But martin may need another patch to apply. With the current
implementation of __alloc_pages, we have 2 problems :
1) A node is not emptied before moving to the following node
2) If none of the zones on a node have more freepages than min(defined as
min+= z->pages_low), we start looking on the following node, instead of
trying harder on the same node.
I have a patch that tries to fix these problems. Of course this patch
makes sense only with either the discontig patch or the SGI patch Andrea
mentioned applied.
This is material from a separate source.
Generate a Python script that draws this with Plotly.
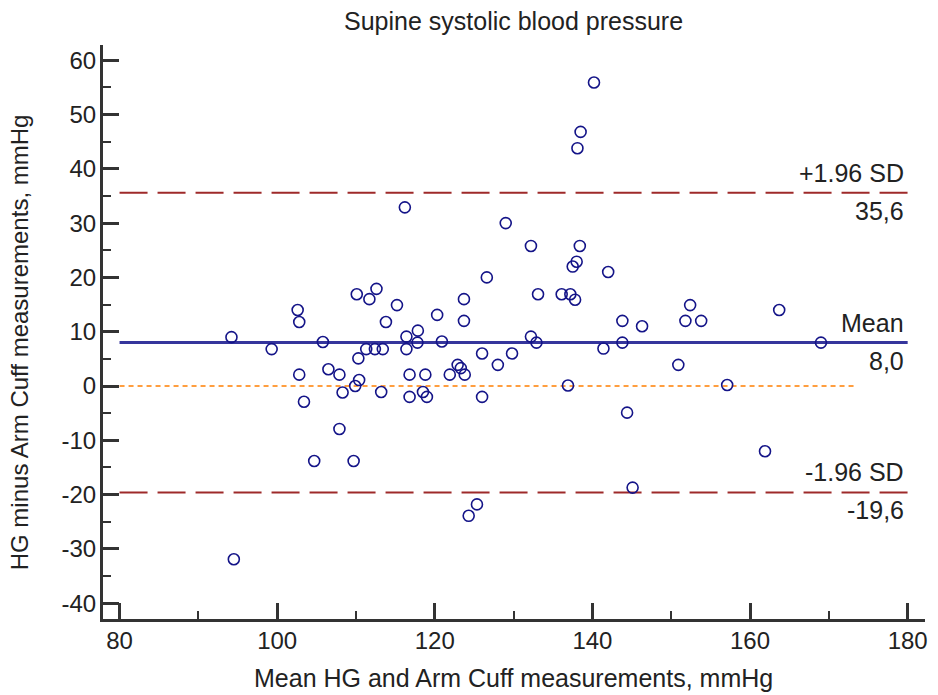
import plotly.graph_objects as go

# Bland-Altman data: mean of methods (x) and difference (y)
mean_values = [94.2, 94.5, 99.3, 102.6, 102.8, 102.8, 103.4, 104.7, 105.8, 106.5,
               107.9, 108.3, 107.9, 109.7, 110.1, 111.7, 112.6, 115.2, 113.8, 110.3,
               110.4, 109.9, 111.3, 112.4, 113.4, 113.2, 116.2, 116.4, 117.85, 117.8,
               116.4, 116.8, 118.8, 116.8, 118.5, 119.0, 120.3, 120.9, 121.9, 122.9,
               123.3, 123.8, 123.7, 123.7, 124.3, 125.35, 126.0, 126.0, 126.6, 128.0,
               129.0, 129.8, 132.2, 132.9, 132.2, 133.1, 136.1, 137.2, 137.8, 136.9,
               137.5, 138.0, 138.4, 138.1, 138.5, 140.2, 142.0, 141.4, 143.8, 143.8,
               144.4, 145.1, 146.3, 150.9, 151.8, 152.4, 153.8, 157.1, 161.9, 163.7,
               169.0]
diff_values = [9.0, -31.9, 6.8, 14.0, 11.8, 2.1, -2.9, -13.8, 8.1, 3.1,
               2.1, -1.2, -7.9, -13.8, 16.9, 16.0, 17.9, 14.9, 11.8, 5.1,
               1.1, 0.0, 6.8, 6.8, 6.8, -1.1, 32.9, 9.1, 10.2, 8.0,
               6.8, 2.1, 2.1, -2.0, -1.1, -2.0, 13.1, 8.2, 2.1, 3.9,
               3.3, 2.1, 16.0, 12.0, -23.9, -21.8, 6.0, -2.0, 20.0, 3.9,
               30.0, 6.0, 9.1, 8.0, 25.8, 16.9, 16.9, 16.9, 15.9, 0.1,
               22.0, 22.9, 25.8, 43.8, 46.8, 55.9, 21.0, 6.9, 12.0, 8.0,
               -4.9, -18.7, 11.0, 3.9, 12.0, 14.9, 12.0, 0.2, -12.0, 14.0,
               8.0]

mean_diff = 8.0
upper_loa = 35.6
lower_loa = -19.6
line_extent = [80, 180]
zero_extent = [80, 173.5]

mean_label = "8,0"
upper_label = "35,6"
lower_label = "-19,6"

x_tickvals = [80, 100, 120, 140, 160, 180]
x_ticktext = ["80", "100", "120", "140", "160", "180"]
y_tickvals = [-40, -30, -20, -10, 0, 10, 20, 30, 40, 50, 60]
y_ticktext = ["-40", "-30", "-20", "-10", "0", "10", "20", "30", "40", "50", "60"]

FONT = "Liberation Sans, Arial, sans-serif"
TXT = "#222222"

fig = go.Figure()

fig.add_trace(go.Scatter(x=zero_extent, y=[0, 0], mode="lines",
                         line=dict(color="#FF7F00", width=1.5, dash="5px,4px"),
                         hoverinfo="skip", showlegend=False))
fig.add_trace(go.Scatter(x=line_extent, y=[upper_loa, upper_loa], mode="lines",
                         line=dict(color="#9E2A2A", width=2, dash="28px,10px"),
                         showlegend=False))
fig.add_trace(go.Scatter(x=line_extent, y=[lower_loa, lower_loa], mode="lines",
                         line=dict(color="#9E2A2A", width=2, dash="28px,10px"),
                         showlegend=False))
fig.add_trace(go.Scatter(x=line_extent, y=[mean_diff, mean_diff], mode="lines",
                         line=dict(color="#35359C", width=3),
                         showlegend=False))
fig.add_trace(go.Scatter(x=mean_values, y=diff_values, mode="markers",
                         marker=dict(symbol="circle-open", size=11, color="#141488",
                                     line=dict(width=1.6, color="#141488")),
                         showlegend=False))

anns = []
for val, top, bottom in [(upper_loa, "+1.96 SD", upper_label),
                         (mean_diff, "Mean", mean_label),
                         (lower_loa, "-1.96 SD", lower_label)]:
    anns.append(dict(x=line_extent[1], y=val, xref="x", yref="y", text=top,
                     showarrow=False, xanchor="right", yanchor="middle", yshift=20,
                     xshift=-2, font=dict(family=FONT, size=25, color=TXT)))
    anns.append(dict(x=line_extent[1], y=val, xref="x", yref="y", text=bottom,
                     showarrow=False, xanchor="right", yanchor="middle", yshift=-18,
                     xshift=-2, font=dict(family=FONT, size=25, color=TXT)))

anns.append(dict(x=0.4994, y=1.0418, xref="paper", yref="paper",
                 text="Supine systolic blood pressure", showarrow=False,
                 xanchor="center", yanchor="middle",
                 font=dict(family=FONT, size=25, color=TXT)))
anns.append(dict(x=0.4994, y=-0.1028, xref="paper", yref="paper",
                 text="Mean HG and Arm Cuff measurements, mmHg", showarrow=False,
                 xanchor="center", yanchor="middle",
                 font=dict(family=FONT, size=25, color=TXT)))
anns.append(dict(x=-0.1006, y=0.4826, xref="paper", yref="paper",
                 text="HG minus Arm Cuff measurements, mmHg", showarrow=False,
                 textangle=-90, xanchor="center", yanchor="middle",
                 font=dict(family=FONT, size=24, color=TXT)))

axis_common = dict(showgrid=False, zeroline=False, showline=True,
                   linecolor="#333333", linewidth=3, ticks="inside",
                   ticklen=16, tickwidth=3, tickcolor="#333333",
                   tickfont=dict(family=FONT, size=24, color=TXT))

fig.update_layout(
    width=938, height=695,
    margin=dict(l=103, r=10, t=45, b=76),
    paper_bgcolor="white", plot_bgcolor="white",
    annotations=anns,
    hovermode=False,
    xaxis=dict(range=[77.9, 182.2], tickmode="array", tickvals=x_tickvals,
               ticktext=x_ticktext,
               minor=dict(ticks="inside", ticklen=8, tickwidth=1.5,
                          tickcolor="#333333", tick0=80, dtick=10, showgrid=False),
               ticklabelstandoff=-2, **axis_common),
    yaxis=dict(range=[-42.9, 62.8], tickmode="array", tickvals=y_tickvals,
               ticktext=y_ticktext,
               minor=dict(ticks="inside", ticklen=8, tickwidth=1.5,
                          tickcolor="#333333", tick0=0, dtick=5, showgrid=False),
               ticklabelstandoff=-1, **axis_common),
)

fig.write_html("out.html",
               config={"displayModeBar": False},
               post_script="document.body.style.margin='0px';"
                           "document.body.style.overflow='hidden';")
I'd appreciate your feedback on this piece of code.
This patch is against 2.4.19-pre2:
--- linux-2.4.19-pre2/mm/page_alloc.c Mon Mar 4 14:35:27 2002
+++ linux-2.4.19-pre2-sam/mm/page_alloc.c Mon Mar 4 14:38:53 2002
@@ -339,68 +339,110 @@
*/
struct page * __alloc_pages(unsigned int gfp_mask, unsigned int order, zonelist_t *zonelist)
{
- unsigned long min;
- zone_t **zone, * classzone;
+ unsigned long min_low, min_min;
+ zone_t **zone, **current_zone, * classzone, *z;
struct page * page;
int freed;
-
+ struct pglist_data* current_node;
+
zone = zonelist->zones;
- classzone = *zone;
- min = 1UL << order;
- for (;;) {
- zone_t *z = *(zone++);
- if (!z)
+ z = *zone;
+ for(;;){
+ /*
+ * This loops scans all the zones
+ */
+ min_low = 1UL << order;
+ current_node = z->zone_pgdat;
+ current_zone = zone;
+ classzone = z;
+ do{
+ /*
+ * This loops scans all the zones of
+ * the current node.
+ */
+ min_low += z->pages_low;
+ if (z->free_pages > min_low) {
+ page = rmqueue(z, order);
+ if (page)
+ return page;
+ }
+ z = *(++zone);
+ }while(z && (z->zone_pgdat == current_node));
+ /*
+ * The node is low on memory.
+ * If this is the last node, then the
+ * swap daemon is awaken.
+ */
+
+ classzone->need_balance = 1;
+ mb();
+ if (!z && waitqueue_active(&kswapd_wait))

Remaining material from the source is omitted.